How does TinyFish reduce AI agent latency?

Three mechanisms. First, pre-warmed browser pools eliminate cold start delays (sub-250ms vs the industry-typical 5 to 10 seconds). Second, unified infrastructure means search, fetch, browser, and agent execution share the same system, removing cross-service serialization overhead. Third, codified learning converts repeated navigation patterns into deterministic code paths, replacing 500ms-to-2-second LLM inference calls with single-digit-millisecond code execution on subsequent runs.

What is codified learning in web agents?

Codified learning is an approach where an agent records successful navigation patterns and converts them into deterministic code paths for future use. Instead of making an LLM call every time it encounters a familiar login flow or pagination sequence, the agent executes the codified path directly. TinyFish implements this at the node level, breaking workflows into small typed steps that get individually validated and codified. The result is that agents get faster and cheaper with repeated use.

How does parallel execution affect AI agent performance?

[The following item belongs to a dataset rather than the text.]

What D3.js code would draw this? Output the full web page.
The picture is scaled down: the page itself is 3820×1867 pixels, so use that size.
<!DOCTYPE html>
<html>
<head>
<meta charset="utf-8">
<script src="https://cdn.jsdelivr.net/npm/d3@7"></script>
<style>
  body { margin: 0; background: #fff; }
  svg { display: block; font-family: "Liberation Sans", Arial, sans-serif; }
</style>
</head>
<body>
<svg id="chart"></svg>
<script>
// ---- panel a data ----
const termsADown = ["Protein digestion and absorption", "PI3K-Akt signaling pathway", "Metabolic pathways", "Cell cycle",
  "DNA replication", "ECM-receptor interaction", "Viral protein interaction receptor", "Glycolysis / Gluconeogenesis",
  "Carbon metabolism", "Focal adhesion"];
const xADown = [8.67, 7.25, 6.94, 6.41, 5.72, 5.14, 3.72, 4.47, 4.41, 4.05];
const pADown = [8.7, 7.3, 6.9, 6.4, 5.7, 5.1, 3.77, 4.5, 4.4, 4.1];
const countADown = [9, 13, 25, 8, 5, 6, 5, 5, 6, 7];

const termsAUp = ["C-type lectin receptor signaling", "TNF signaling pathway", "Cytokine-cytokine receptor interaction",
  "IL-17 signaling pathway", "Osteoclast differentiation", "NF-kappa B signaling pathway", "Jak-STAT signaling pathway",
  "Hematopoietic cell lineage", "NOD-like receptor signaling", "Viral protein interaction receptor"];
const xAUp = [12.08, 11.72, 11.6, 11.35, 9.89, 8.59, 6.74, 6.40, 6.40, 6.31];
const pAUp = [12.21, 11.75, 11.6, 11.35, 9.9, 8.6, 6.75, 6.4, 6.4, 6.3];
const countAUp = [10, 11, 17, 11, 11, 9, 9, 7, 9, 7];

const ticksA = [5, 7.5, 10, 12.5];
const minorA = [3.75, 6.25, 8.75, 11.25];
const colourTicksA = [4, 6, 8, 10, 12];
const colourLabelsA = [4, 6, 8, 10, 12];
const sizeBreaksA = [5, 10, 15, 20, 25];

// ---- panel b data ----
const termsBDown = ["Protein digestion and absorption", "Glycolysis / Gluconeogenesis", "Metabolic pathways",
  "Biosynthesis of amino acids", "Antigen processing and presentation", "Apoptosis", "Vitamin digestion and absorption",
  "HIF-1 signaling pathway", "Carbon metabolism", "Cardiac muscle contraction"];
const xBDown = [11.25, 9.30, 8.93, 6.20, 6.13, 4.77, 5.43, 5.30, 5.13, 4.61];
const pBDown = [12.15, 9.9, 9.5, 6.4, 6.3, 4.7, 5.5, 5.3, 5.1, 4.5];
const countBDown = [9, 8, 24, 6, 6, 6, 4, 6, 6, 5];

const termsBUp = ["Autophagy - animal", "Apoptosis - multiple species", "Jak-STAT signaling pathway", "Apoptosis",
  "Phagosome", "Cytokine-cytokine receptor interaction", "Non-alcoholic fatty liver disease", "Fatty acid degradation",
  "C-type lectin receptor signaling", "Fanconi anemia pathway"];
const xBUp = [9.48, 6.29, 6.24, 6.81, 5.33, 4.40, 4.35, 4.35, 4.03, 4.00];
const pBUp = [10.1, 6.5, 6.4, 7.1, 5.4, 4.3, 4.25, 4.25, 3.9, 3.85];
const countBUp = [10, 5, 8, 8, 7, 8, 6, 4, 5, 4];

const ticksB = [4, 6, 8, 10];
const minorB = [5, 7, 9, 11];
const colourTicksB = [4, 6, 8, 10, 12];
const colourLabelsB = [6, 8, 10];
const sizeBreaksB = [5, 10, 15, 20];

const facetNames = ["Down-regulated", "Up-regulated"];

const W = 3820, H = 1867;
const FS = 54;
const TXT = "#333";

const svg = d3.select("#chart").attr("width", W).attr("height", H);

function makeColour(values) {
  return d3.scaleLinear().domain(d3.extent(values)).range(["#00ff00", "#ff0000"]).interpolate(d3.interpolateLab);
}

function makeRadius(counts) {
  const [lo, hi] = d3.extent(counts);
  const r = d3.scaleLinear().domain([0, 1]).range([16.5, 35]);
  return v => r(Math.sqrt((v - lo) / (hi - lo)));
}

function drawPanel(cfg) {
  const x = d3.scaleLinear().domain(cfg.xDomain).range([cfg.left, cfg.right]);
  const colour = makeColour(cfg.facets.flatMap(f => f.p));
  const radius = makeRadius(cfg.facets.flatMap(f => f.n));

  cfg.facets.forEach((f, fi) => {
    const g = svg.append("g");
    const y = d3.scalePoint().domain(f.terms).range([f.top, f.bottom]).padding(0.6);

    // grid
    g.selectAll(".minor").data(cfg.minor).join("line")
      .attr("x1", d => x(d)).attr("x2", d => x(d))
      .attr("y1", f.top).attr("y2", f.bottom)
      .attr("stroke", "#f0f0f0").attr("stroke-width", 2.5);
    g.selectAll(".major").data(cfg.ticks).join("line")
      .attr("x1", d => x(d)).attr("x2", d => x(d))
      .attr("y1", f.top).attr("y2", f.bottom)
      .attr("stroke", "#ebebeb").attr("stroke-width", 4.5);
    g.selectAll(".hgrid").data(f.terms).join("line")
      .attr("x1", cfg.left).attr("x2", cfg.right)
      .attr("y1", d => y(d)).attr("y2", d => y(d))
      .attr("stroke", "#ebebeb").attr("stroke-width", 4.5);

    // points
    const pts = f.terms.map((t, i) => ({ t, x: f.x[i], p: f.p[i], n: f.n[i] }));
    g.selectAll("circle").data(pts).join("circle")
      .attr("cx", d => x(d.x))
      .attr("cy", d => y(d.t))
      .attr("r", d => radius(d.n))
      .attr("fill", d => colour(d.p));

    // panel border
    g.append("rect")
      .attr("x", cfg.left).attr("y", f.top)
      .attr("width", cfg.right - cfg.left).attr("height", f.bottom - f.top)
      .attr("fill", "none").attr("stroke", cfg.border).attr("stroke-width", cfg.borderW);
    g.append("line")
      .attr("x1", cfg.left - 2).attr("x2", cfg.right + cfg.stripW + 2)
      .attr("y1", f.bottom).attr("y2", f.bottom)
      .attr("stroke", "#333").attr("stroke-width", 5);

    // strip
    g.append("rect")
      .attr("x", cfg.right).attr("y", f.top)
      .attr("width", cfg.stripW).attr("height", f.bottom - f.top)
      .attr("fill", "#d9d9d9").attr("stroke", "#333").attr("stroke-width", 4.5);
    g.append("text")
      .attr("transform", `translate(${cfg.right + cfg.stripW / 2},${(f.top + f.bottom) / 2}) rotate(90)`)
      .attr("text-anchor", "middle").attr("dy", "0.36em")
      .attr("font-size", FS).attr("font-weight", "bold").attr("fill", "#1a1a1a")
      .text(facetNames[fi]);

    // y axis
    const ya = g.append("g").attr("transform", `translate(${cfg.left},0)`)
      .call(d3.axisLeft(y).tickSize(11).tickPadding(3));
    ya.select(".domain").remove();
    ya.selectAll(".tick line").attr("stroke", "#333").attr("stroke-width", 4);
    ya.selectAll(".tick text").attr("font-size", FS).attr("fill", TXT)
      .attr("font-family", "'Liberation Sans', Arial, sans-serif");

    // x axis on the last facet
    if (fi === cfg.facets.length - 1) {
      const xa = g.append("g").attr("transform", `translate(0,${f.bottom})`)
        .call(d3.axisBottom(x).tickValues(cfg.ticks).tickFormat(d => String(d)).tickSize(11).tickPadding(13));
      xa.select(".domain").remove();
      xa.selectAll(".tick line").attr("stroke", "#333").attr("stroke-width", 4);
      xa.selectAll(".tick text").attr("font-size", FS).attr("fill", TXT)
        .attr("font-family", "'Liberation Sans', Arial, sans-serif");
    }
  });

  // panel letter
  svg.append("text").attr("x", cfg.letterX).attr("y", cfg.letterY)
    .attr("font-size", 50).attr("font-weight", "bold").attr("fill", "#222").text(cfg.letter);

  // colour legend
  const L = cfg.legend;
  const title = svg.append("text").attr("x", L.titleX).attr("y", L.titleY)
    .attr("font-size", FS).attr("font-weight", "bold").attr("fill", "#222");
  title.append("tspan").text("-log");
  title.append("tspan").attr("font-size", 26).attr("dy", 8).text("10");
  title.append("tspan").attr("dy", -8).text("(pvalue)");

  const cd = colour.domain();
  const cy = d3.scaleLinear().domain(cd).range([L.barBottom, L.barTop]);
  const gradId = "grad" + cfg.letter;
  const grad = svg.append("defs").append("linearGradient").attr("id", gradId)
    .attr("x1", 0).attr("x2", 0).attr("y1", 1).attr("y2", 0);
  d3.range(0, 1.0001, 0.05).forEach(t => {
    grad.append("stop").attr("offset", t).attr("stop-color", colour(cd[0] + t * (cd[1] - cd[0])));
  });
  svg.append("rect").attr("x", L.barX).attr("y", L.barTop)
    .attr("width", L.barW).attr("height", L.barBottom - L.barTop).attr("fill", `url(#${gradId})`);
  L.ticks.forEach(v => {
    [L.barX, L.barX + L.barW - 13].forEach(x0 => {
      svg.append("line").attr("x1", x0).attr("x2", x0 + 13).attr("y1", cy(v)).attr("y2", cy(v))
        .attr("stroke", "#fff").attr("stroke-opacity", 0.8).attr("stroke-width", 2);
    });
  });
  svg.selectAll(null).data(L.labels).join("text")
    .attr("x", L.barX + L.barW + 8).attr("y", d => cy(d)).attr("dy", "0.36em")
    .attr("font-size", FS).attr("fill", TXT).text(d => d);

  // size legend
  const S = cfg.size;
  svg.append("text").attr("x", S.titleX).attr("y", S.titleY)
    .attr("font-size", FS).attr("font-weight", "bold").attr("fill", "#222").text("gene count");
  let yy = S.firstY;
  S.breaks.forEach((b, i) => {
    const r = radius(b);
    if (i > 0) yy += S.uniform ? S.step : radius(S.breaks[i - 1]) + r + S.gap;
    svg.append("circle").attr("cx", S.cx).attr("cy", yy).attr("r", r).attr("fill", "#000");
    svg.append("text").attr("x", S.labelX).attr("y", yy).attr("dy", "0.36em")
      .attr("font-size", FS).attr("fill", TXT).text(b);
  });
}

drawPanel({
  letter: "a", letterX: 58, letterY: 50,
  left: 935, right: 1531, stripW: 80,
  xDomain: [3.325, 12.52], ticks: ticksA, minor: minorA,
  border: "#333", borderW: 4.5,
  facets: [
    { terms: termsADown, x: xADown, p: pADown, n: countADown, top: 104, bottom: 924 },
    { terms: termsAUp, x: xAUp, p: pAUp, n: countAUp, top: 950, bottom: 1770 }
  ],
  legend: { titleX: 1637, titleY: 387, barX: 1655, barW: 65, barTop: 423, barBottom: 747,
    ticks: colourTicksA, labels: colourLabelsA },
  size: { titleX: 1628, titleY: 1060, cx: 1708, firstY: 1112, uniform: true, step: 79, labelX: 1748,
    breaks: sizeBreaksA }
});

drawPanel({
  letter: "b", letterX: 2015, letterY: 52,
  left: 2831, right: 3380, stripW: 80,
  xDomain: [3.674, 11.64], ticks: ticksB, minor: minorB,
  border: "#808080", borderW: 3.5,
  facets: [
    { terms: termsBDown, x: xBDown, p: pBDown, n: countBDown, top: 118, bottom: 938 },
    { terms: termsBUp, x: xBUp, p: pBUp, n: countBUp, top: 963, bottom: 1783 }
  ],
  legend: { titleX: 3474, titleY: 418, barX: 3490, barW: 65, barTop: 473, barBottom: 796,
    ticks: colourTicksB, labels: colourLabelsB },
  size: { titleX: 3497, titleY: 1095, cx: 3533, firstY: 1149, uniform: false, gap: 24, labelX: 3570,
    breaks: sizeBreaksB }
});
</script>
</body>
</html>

Parallel execution compresses multi-site workflows by running tasks simultaneously rather than sequentially. Checking 50 competitor sites in parallel means total time equals the slowest single task, not the sum of all 50. TinyFish supports up to 1,000 concurrent browser sessions (Enterprise tier). However, parallelization only helps across tasks. Within each individual task, steps remain sequential, which is why per-step latency (cold starts, serialization overhead, LLM calls) still matters.

What browser cold start time should I expect from a web agent platform?

Browser cold start times in the industry range from sub-250ms to 10+ seconds. When evaluating a platform, ask for P50 and P95 cold start numbers measured under production load with burst parallelism, not in isolated single-session benchmarks. Cold start performance often degrades when many sessions launch simultaneously. TinyFish's measured P50 is under 250ms across millions of monthly sessions, including proxy initialization and anti-bot configuration.

How do I measure my AI agent's latency waterfall?

Instrument each layer separately: search call duration, page fetch time, browser cold start, per-step navigation latency, and LLM inference time. Compare the total infrastructure time against the LLM reasoning time. In most agent pipelines, infrastructure accounts for 70 to 90 percent of total latency. TinyFish provides observability and run history (up to 180 days on Pro plans) that surfaces this breakdown automatically.